Aconite makes HCE move

Source: Aconite

Aconite, the leading provider of smart product management software and EMV Enablement supplier to major corporations, announces support for the new mobile payment infrastructure based on Host Card Emulation (HCE) and Tokenization.

New features in smartphone operating systems coupled with announcements from card brands and EMVCo have breathed new life into mobile payment using NFC at the Point of Sale - the idea that a phone has to have an EMV-like payment application installed in a Secure Element to support mobile payment has been overtaken. The new direction the mobile payments proposition is taking is being defined by HCE and Tokenization.

At Aconite we believe that existing card issuers need a simple way to enable their customers to use mobiles to pay at POS terminals. The good news is that HCE will ease the process, while Tokenization will make mobile payments even more secure than standard EMV cards. And to the POS the payment will still look like a regular EMV contactless transaction, preserving the technical and commercial infrastructure of existing card payments.

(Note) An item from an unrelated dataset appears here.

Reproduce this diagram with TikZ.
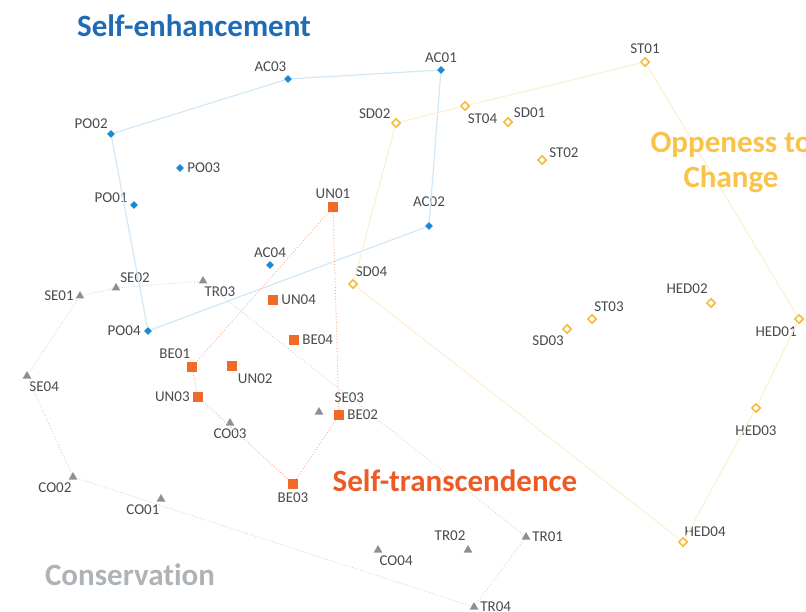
\documentclass[tikz,border=0pt]{standalone}
\usepackage{fontspec}
\setmainfont{Carlito}[Ligatures=NoCommon]
\usepackage{tikz}
\usepackage{xcolor}
\usetikzlibrary{shapes, positioning}

\definecolor{enhblue}{HTML}{1A8AD4}
\definecolor{enhtitle}{HTML}{1F6CB6}
\definecolor{traorange}{HTML}{F06A28}
\definecolor{tratitle}{HTML}{EE5A24}
\definecolor{congray}{HTML}{8C9096}
\definecolor{contitle}{HTML}{AEB3B8}
\definecolor{opnyellow}{HTML}{F7B733}
\definecolor{opntitle}{HTML}{F9C349}
\definecolor{lblgray}{HTML}{474A4F}

\tikzset{
    enh/.style={diamond, fill=enhblue, inner sep=0pt, minimum size=8pt},
    tra/.style={rectangle, fill=traorange, inner sep=0pt, minimum size=10pt},
    con/.style={regular polygon, regular polygon sides=3, fill=congray, inner sep=0pt, minimum size=10pt},
    opn/.style={diamond, draw=opnyellow, line width=1.5pt, fill=white, inner sep=0pt, minimum size=9pt},
    every label/.style={text=lblgray, font=\fontsize{15}{15}\selectfont, inner sep=1pt},
    label distance=2pt,
    title/.style={font=\bfseries\fontsize{31}{35}\selectfont, align=center},
    enhline/.style={draw=enhblue!20, line width=1.2pt},
    traline/.style={draw=traorange!55, line width=0.9pt, dotted},
    conline/.style={draw=congray!40, line width=0.9pt, dotted},
    opnline/.style={draw=opnyellow!22, line width=1.1pt}
}

\begin{document}
\begin{tikzpicture}[x=1pt, y=-1pt]
        \useasboundingbox (0, 0) rectangle (806, 612);

        % self-enhancement
        \node[enh, label={95:AC03}] at (288, 79) (ac03) {};
        \node[enh, label={90:AC01}] at (441, 70) (ac01) {};
        \node[enh, label={115:PO02}] at (111, 134) (po02) {};
        \node[enh, label={0:PO03}] at (180, 168) (po03) {};
        \node[enh, label={165:PO01}] at (134, 205) (po01) {};
        \node[enh, label={90:AC04}] at (270, 265) (ac04) {};
        \node[enh, label={[label distance=14pt]90:AC02}] at (429, 226) (ac02) {};
        \node[enh, label={180:PO04}] at (148, 331) (po04) {};

        % self-transcendence
        \node[tra, label={90:UN01}] at (333, 207) (un01) {};
        \node[tra, label={0:UN04}] at (273, 300) (un04) {};
        \node[tra, label={0:BE04}] at (294, 340) (be04) {};
        \node[tra, label={95:BE01}] at (192, 367) (be01) {};
        \node[tra, label={-55:UN02}] at (232, 366) (un02) {};
        \node[tra, label={180:UN03}] at (198, 397) (un03) {};
        \node[tra, label={0:BE02}] at (339, 415) (be02) {};
        \node[tra, label={-90:BE03}] at (293, 484) (be03) {};

        % conservation
        \node[con, label={50:SE02}] at (116, 288) (se02) {};
        \node[con, label={180:SE01}] at (80, 296) (se01) {};
        \node[con, label={-85:TR03}] at (203, 281) (tr03) {};
        \node[con, label={-75:SE04}] at (27, 376) (se04) {};
        \node[con, label={[label distance=14pt]30:SE03}] at (319, 412) (se03) {};
        \node[con, label={-90:CO03}] at (230, 423) (co03) {};
        \node[con, label={-95:CO02}] at (73, 477) (co02) {};
        \node[con, label={-95:CO01}] at (161, 499) (co01) {};
        \node[con, label={-85:CO04}] at (378, 550) (co04) {};
        \node[con, label={[label distance=4pt]100:TR02}] at (468, 550) (tr02) {};
        \node[con, label={0:TR01}] at (526, 537) (tr01) {};
        \node[con, label={0:TR04}] at (474, 607) (tr04) {};

        % openness to change
        \node[opn, label={90:ST01}] at (645, 62) (st01) {};
        \node[opn, label={140:SD02}] at (396, 123) (sd02) {};
        \node[opn, label={-75:ST04}] at (465, 106) (st04) {};
        \node[opn, label={35:SD01}] at (508, 122) (sd01) {};
        \node[opn, label={15:ST02}] at (542, 160) (st02) {};
        \node[opn, label={75:SD04}] at (353, 284) (sd04) {};
        \node[opn, label={80:ST03}] at (592, 319) (st03) {};
        \node[opn, label={-110:SD03}] at (567, 329) (sd03) {};
        \node[opn, label={[label distance=4pt]105:HED02}] at (711, 303) (hed02) {};
        \node[opn, label={-100:HED01}] at (799, 319) (hed01) {};
        \node[opn, label={[label distance=11pt]-90:HED03}] at (756, 408) (hed03) {};
        \node[opn, label={[label distance=-1pt]85:HED04}] at (683, 542) (hed04) {};

        \draw[enhline] (po02) -- (ac03) -- (ac01) -- (ac02) -- (po04) -- (po02);
        \draw[traline] (un01) -- (be01) -- (un03) -- (be03) -- (be02) -- (un01);
        \draw[conline] (se01) -- (se02) -- (tr03) -- (tr01) -- (tr04) -- (co02) -- (se04) -- (se01);
        \draw[opnline] (sd02) -- (st04) -- (st01) -- (hed01) -- (hed03) -- (hed04) -- (sd04) -- (sd02);

        \node[title, text=enhtitle] at (194, 26) (enhtitle) {Self-enhancement};
        \node[title, text=opntitle] at (731, 162) (opntitle) {Oppeness to\\Change};
        \node[title, text=tratitle] at (455, 481) (tratitle) {Self-transcendence};
        \node[title, text=contitle] at (130, 575) (contitle) {Conservation};
    \end{tikzpicture}
\end{document}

HCE allows an app installed in the phone - in regular phone memory like any other - to talk to the NFC hardware, when previously this was restricted to apps in the Secure Element, which are difficult to download and manage. Now it will be easy for a customer to download and install a payment app from their card issuer. But regular phone memory is not secure, so neither the secret keys used to protect EMV transactions nor the PIN or passcode can be stored there. This is where 'H' for Host comes in - all the information that needs to be stored securely is held in a server in the cloud, which the phone can access over the internet.

Likewise the PAN (or Card Number) should not be stored in non-secure phone memory, so the issuer or a service provider can tokenize it, that is, give it an alias. And a token used in place of the real PAN can have other properties too. Its use can be restricted to a specific merchant or group of merchants, or it can be limited to use between specified dates, to a set number of transactions or to a maximum spend amount. So if token data is stolen, its use to a fraudster is virtually zero.

The issuer will be able to push tokens to the customer's phone or the customer may request a token from a Token Server, operated by the issuer or by a service provider. Meanwhile, behind the scenes, issuers can apply risk management processes that will control the availability and usage of the tokens that a customer can receive.

Enhancements to existing Aconite products enable the features needed for issuers to operate an HCE and token-enabled service, including real-time data preparation, distributed EMV transaction processing, remote CVM management and mapping risk scores to card/token profiles. Issuers that are weighing an entry into the mobile payment world can start planning their programs now based on the use of Aconite products, secure in the knowledge that forthcoming releases will continue to lead the field with innovative support for these and other new industry initiatives.